Вообще там, где речь идет непосредственно о произведениях живописи, позиции Малевича и Ортеги не совпадают, что естественно для людей разных профессий. Испанский философ, по собственному признанию, не принадлежит к энтузиастам современного искусства – пределом его понимания является живопись Сезанна; он вскользь упоминает «заблуждения и даже мошенничества кубизма», неудачные эксперименты Пабло Пикассо и дадаистов и т. п. В частности, об экспериментах дадаистов он пишет следующее:
Легко произнести или нарисовать нечто начисто лишенное смысла, невразумительное, никчемное: достаточно пробормотать слова без всякой связи или провести наудачу несколько линий[615]
.Пытаясь конкретизировать свою характеристику новой эстетики, Ортега делает это, исходя из европейского (преимущественно французского) искусства первой четверти ХX века, но не включая в него такие течения, как международный конструктивизм и русский авангард (вообще, кроме творчества Ф. М. Достоевского, Ортега не слишком хорошо знает русскую культуру). Помимо дегуманизации, важнейшими чертами нового искусства он называет строгое разграничение художественной и жизненной сфер, пристрастие к иронии и игре, утрату патетики и «отсутствие трансцендентного», культ юношества, телесной красоты, спорта и т. п. Эта характеристика представляется более узкой, чем проблематика статьи «Дегуманизация искусства» в целом, и мало соответствующей, а то и прямо противоречащей русским реалиям. Когда Ортега описывает ушедший в прошлое тип художника, невольно вспоминается Малевич:
Нужно видеть торжественную позу, которую принимал перед толпой великий поэт или гениальный музыкант, – позу пророка, основателя новой религии; величественную осанку государственного мужа, ответственного за судьбы мира!

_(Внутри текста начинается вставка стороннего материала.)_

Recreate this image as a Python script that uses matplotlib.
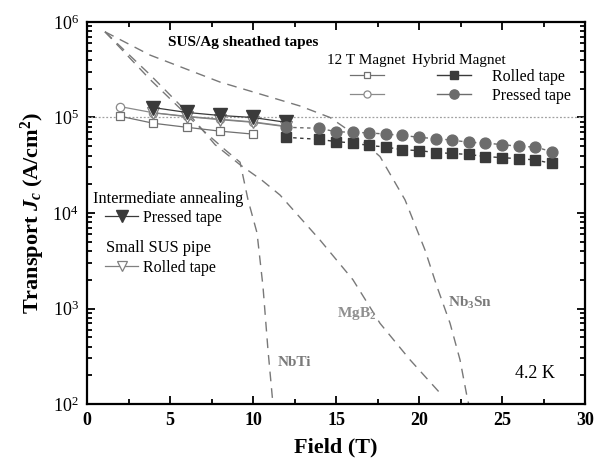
import matplotlib
matplotlib.use("Agg")
import matplotlib.pyplot as plt
from matplotlib.lines import Line2D
from matplotlib.ticker import MultipleLocator, LogLocator, NullFormatter

plt.rcParams['font.family'] = 'Liberation Serif'
plt.rcParams['mathtext.fontset'] = 'custom'
plt.rcParams['mathtext.rm'] = 'Liberation Serif'
plt.rcParams['mathtext.it'] = 'Liberation Serif:bold:italic'
plt.rcParams['mathtext.bf'] = 'Liberation Serif:bold'

# 12 T magnet data
b_12t_rolled = [2, 4, 6, 8, 10]
jc_12t_rolled = [1.03e5, 8.7e4, 7.9e4, 7.2e4, 6.7e4]
b_12t_pressed = [2, 4, 6, 8, 10, 12]
jc_12t_pressed = [1.30e5, 1.12e5, 1.03e5, 9.6e4, 9.0e4, 8.1e4]

# hybrid magnet data
b_hyb = [12, 14, 15, 16, 17, 18, 19, 20, 21, 22, 23, 24, 25, 26, 27, 28]
jc_hyb_rolled = [6.2e4, 5.9e4, 5.6e4, 5.4e4, 5.1e4, 4.9e4, 4.6e4, 4.5e4,
                 4.3e4, 4.2e4, 4.1e4, 3.9e4, 3.8e4, 3.7e4, 3.6e4, 3.3e4]
jc_hyb_pressed = [7.9e4, 7.7e4, 7.1e4, 7.0e4, 6.9e4, 6.7e4, 6.5e4, 6.2e4,
                  6.0e4, 5.8e4, 5.5e4, 5.4e4, 5.2e4, 5.0e4, 4.9e4, 4.4e4]

# intermediate annealing / small SUS pipe
b_ia = [4, 6, 8, 10, 12]
jc_ia_pressed = [1.27e5, 1.13e5, 1.05e5, 1.0e5, 8.9e4]
b_sus = [4, 6, 8, 10, 12]
jc_sus_rolled = [1.12e5, 1.02e5, 9.5e4, 8.9e4, 8.0e4]

# reference curves
b_nbti = [1.08, 3.8, 6.81, 8.31, 9.22, 9.70, 10.24, 10.60, 10.90, 11.20]
jc_nbti = [7.9e5, 2.5e5, 7.8e4, 4.6e4, 3.4e4, 1.37e4, 6.2e3, 1.7e3, 3.7e2, 1.0e2]
b_mgb2 = [1.08, 3.8, 6.2, 7.71, 9.22, 10.54, 11.63, 14.04, 16.02, 17.65, 19.46, 21.27]
jc_mgb2 = [7.9e5, 2.8e5, 1.06e5, 5.2e4, 3.2e4, 2.2e4, 1.54e4, 5.2e3, 2.0e3, 7.0e2, 2.9e2, 1.3e2]
b_nb3sn = [1.08, 3.8, 8.01, 11.02, 12.83, 14.64, 16.14, 17.65, 19.16, 20.36,
           21.08, 21.87, 22.47, 22.89, 22.99]
jc_nb3sn = [7.9e5, 4.5e5, 2.35e5, 1.64e5, 1.32e5, 1.0e5, 6.6e4, 3.9e4, 1.37e4,
            4.1e3, 1.7e3, 7.0e2, 2.9e2, 1.2e2, 1.0e2]

fig = plt.figure(figsize=(6.01, 4.63), dpi=100)
ax = fig.add_axes([0.1448, 0.1274, 0.8286, 0.8251])

ax.axhline(1e5, color='#a0a0a0', lw=0.9, ls=(0, (1.5, 1.5)))

curve_kw = dict(color='#787878', lw=1.0, dashes=(7, 5))
ax.plot(b_nbti, jc_nbti, **curve_kw)
ax.plot(b_mgb2, jc_mgb2, **curve_kw)
ax.plot(b_nb3sn, jc_nb3sn, **curve_kw)

s12r = dict(marker='s', color='#707070', lw=0.9, mfc='white', mec='#707070', ms=5.5, mew=0.9)
s12p = dict(marker='o', color='#8a8a8a', lw=0.9, mfc='white', mec='#8a8a8a', ms=6, mew=0.9)
ssus = dict(marker='v', color='#808080', lw=0.9, mfc='white', mec='#808080', ms=8, mew=0.9)
sia = dict(marker='v', color='#3a3a3a', lw=0.9, mfc='#3a3a3a', mec='#3a3a3a', ms=9.5)
shr = dict(marker='s', color='#3a3a3a', lw=1.0, ms=6.8)
shp = dict(marker='o', color='#6c6c6c', lw=1.0, ms=7.8)

ax.plot(b_12t_rolled, jc_12t_rolled, ls='-', **s12r)
ax.plot(b_12t_pressed, jc_12t_pressed, ls='-', **s12p)
ax.plot(b_sus, jc_sus_rolled, ls='-', **ssus)
ax.plot(b_ia, jc_ia_pressed, ls='-', **sia)
ax.plot(b_hyb, jc_hyb_rolled, ls=(0, (2.5, 2.5)), **shr)
ax.plot(b_hyb, jc_hyb_pressed, ls=(0, (2.5, 2.5)), **shp)

ax.set_yscale('log')
ax.set_xlim(0, 30)
ax.set_ylim(1e2, 1e6)
ax.xaxis.set_major_locator(MultipleLocator(5))
ax.xaxis.set_minor_locator(MultipleLocator(2.5))
ax.yaxis.set_major_locator(LogLocator(base=10, numticks=10))
ax.yaxis.set_minor_locator(LogLocator(base=10, subs=range(2, 10), numticks=10))
ax.yaxis.set_minor_formatter(NullFormatter())
ax.tick_params(which='both', direction='in', top=True, right=True, width=1.3)
ax.tick_params(which='major', length=6)
ax.tick_params(which='minor', length=3.5)
ax.tick_params(axis='y', labelsize=13, pad=6)
ax.tick_params(axis='x', labelsize=13, pad=6)
for lab in ax.get_xticklabels():
    lab.set_fontweight('bold')
for sp in ax.spines.values():
    sp.set_linewidth(1.6)

ax.set_xlabel('Field (T)', fontsize=16, fontweight='bold', labelpad=6)
ax.set_ylabel(r'Transport $J_c$ (A/cm$^\mathbf{2}$)', fontsize=16,
              fontweight='bold', labelpad=4)

# legends (solid-line proxies, like the original key)
h_12r = Line2D([], [], ls='-', **s12r)
h_12p = Line2D([], [], ls='-', **s12p)
h_sus = Line2D([], [], ls='-', **ssus)
h_ia = Line2D([], [], ls='-', **sia)
h_hr = Line2D([], [], ls='-', **shr)
h_hp = Line2D([], [], ls='-', **shp)

ax.text(0.162, 0.947, 'SUS/Ag sheathed tapes', transform=ax.transAxes,
        fontsize=11, fontweight='bold', va='center')
ax.text(0.482, 0.899, '12 T Magnet', transform=ax.transAxes, fontsize=11, va='center')
ax.text(0.652, 0.899, 'Hybrid Magnet', transform=ax.transAxes, fontsize=11, va='center')
leg_kw = dict(loc='upper left', frameon=False, handlelength=2.1, fontsize=11.5,
              labelspacing=0.18, borderpad=0, borderaxespad=0, markerscale=0.85)
leg1 = ax.legend([h_12r, h_12p], ['', ''], bbox_to_anchor=(0.528, 0.877),
                 handletextpad=0, **leg_kw)
ax.add_artist(leg1)
leg2 = ax.legend([h_hr, h_hp], ['Rolled tape', 'Pressed tape'],
                 bbox_to_anchor=(0.703, 0.877), handletextpad=1.35, **leg_kw)
ax.add_artist(leg2)

ax.text(0.012, 0.537, 'Intermediate annealing', transform=ax.transAxes,
        fontsize=11.8, va='center')
leg3 = ax.legend([h_ia], ['Pressed tape'], bbox_to_anchor=(0.036, 0.508),
                 handletextpad=0.3, **leg_kw)
ax.add_artist(leg3)
ax.text(0.038, 0.408, 'Small SUS pipe', transform=ax.transAxes,
        fontsize=11.8, va='center')
leg4 = ax.legend([h_sus], ['Rolled tape'], bbox_to_anchor=(0.036, 0.377),
                 handletextpad=0.3, **leg_kw)

# curve labels
ax.text(11.5, 2.75e2, 'NbTi', fontsize=11, fontweight='bold', color='#7a7a7a', va='center')
ax.text(15.05, 8.9e2, r'MgB$_\mathbf{2}$', fontsize=11, fontweight='bold',
        color='#8f8f8f', va='center')
ax.text(21.75, 1.15e3, r'Nb$_\mathbf{3}$Sn', fontsize=11, fontweight='bold',
        color='#7a7a7a', va='center')
ax.text(25.8, 2.1e2, '4.2 K', fontsize=13, va='center')

fig.savefig('out.png', dpi=100)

<…> Для современного художника, напротив, нечто собственно художественное начинается тогда, когда он замечает, что в воздухе больше не пахнет серьезностью <…>[616]
.Такое утверждение оказывается неприложимым к творческому сознанию отечественных авангардистов.
Но главное расхождение Малевича и Ортеги связано с тем социологическим выводом, который составляет пафос «Дегуманизации искусства» и предваряет идею самой знаменитой работы философа – «Восстание масс» (1929). По мнению Ортеги, новое искусство принципиально антидемократично: «<…> это искусство привилегированных, искусство утонченной нервной организации, искусство аристократического инстинкта»[617]
, в то время как «добрый буржуа, существо, неспособное к восприятию тайн искусства, слеп и глух к любой бескорыстной красоте»[618]. Конфликт этих сил «не может пройти без последствий после сотни лет всеобщего заискивания перед массой и возвеличивания „народа“»[619]. Следовательно, новое искусство явилось симптомом общего кризиса идеи демократии: «Под поверхностью всей современной жизни кроется глубочайшая и возмутительнейшая неправда – ложный постулат реального равенства людей»[620]. Ортега верит, что этот конфликт разрешится победой аристократии духа: «Близится время, когда общество, от политики и до искусства, вновь начнет складываться, как должно, в два ордена, или ранга – орден людей выдающихся и орден людей заурядных»[621].